CinÉireann Issue 9 | Page 31

CinÉireann / Issue 9 31

In fact, the television show Westworld ties this particular anxiety back into the broader repurposing of the western by creating a brutal science-fiction western in which the powerful and rich literally build a new world that they might colonise, only for the inhabitants of this new world to turn upon them to avenge the destruct wrought. Science-fiction stories and westerns were once cultural buttresses for imperialism and colonialism. However, the last decade has seen these old stories repurposed as postcolonial and even anti-colonial narratives.

“Whatsoever a man soweth, that shall he also reap.”

Black ’47 arrives at an interesting moment in Irish cinema.

The past decade has been good for production and distribution of films in Ireland, particularly for Irish writers and directors reaching prominence on the global stage. Once won the Best Original Song Oscar in 2008. Room won the Best Actress Oscar in 2015, and earned nominations for Best Film, Best Director and Best Adapted Screenplay.
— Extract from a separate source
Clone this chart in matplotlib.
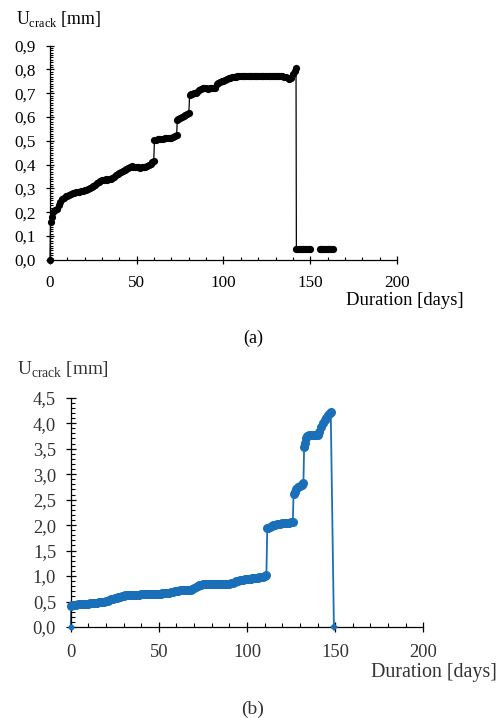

Sing Street picked up a nomination for Best Musical or Comedy at the Golden Globes in 2017. Irish animation has done especially well, with Secret of Kells, Song of the Sea and The Breadwinner each earning a nomination for Best Animated Film.

However, recent years have seen an explosion in genre filmmaking in Ireland. In particular, the country has produced a number of popular and successful horror movies. Black ’47 opened in Irish cinemas opposite The Nun, a film directed by Corin Hardy. A British director, Hardy had cut his teeth directing The Hallow, a horror movie filmed in Ireland. When Hammer Horror attempted to revive their brand at the start of the decade, one of their earliest projects was Wake Wood, a horror set and filmed in Ireland starring Aidan Gillen and Eva Birthistle.

These are ambitious productions, often involving international talent and production partners. The Cured depicted a post-apocalyptic Ireland coping with the aftermath of a horrific zombie outbreak, starring Tom Vaughan-Lawlor and Ellen Page. It opened relatively wide, demonstrating an appetite for this sort of fare. More to the point, it was consciously steeped in the tropes and trappings of zombie horror cinema, using the familiar genre elements to tell a very conscious and political narrative exploring themes that apply very specifically to contemporary Ireland.

Indeed, contemporary Irish genre cinema is often rooted in allegory and metaphor, adopting a more abstract approach to modern anxieties. In particular, land is a recurring source of uncertainty and dread in Irish horror cinema. Irish horrors like Without Name and The Dig both suggest a broad cultural mistrust of the Irish landscape, a fear that the land will betray its inhabitants, that it might swallow us instead of feeding.

The Irish have a unique relationship with the idea of land and land ownership, for reasons both cultural and historical. Ireland has existed in its current incarnation for less than a century, having spent a much longer time as a subjugated part of the British Empire. Even today, the island is divided by boundaries resulting from the scars of plantation and oppression, the dispossession of the Irish from their own land and the replacement of them with an upper-class British aristocracy. This anxiety simmers at the foundation of the old house in Brian O’Malley’s The Lodgers.

This history of dispossession and usurpation perhaps explains why land ownership is so important to Irish people, particularly when compared to continental Europeans. Ireland has never been comfortable with the idea of renting for life, no matter how common the practice might be in countries like France or Germany. This explains the Irish preoccupation with the housing market and with property prices. It is a desire to assert ownership of the land, control of it.

These anxieties mirror and invert American fears about land and home. The home is a frequently a source of horror in American cinema; think of the ubiquity of home invasion or haunted house horror as a genre, represented by films as diverse as The Open House, The Amityville Horror, Poltergeist, The Conjuring. American horror is frequently about trying to assert control over the land, to prove that it belongs to the settlers. This is why “wrong turn” movies like Deliverance or The Hills Have Eyes are so popular, tapping into the fear that the continent is still a wilderness.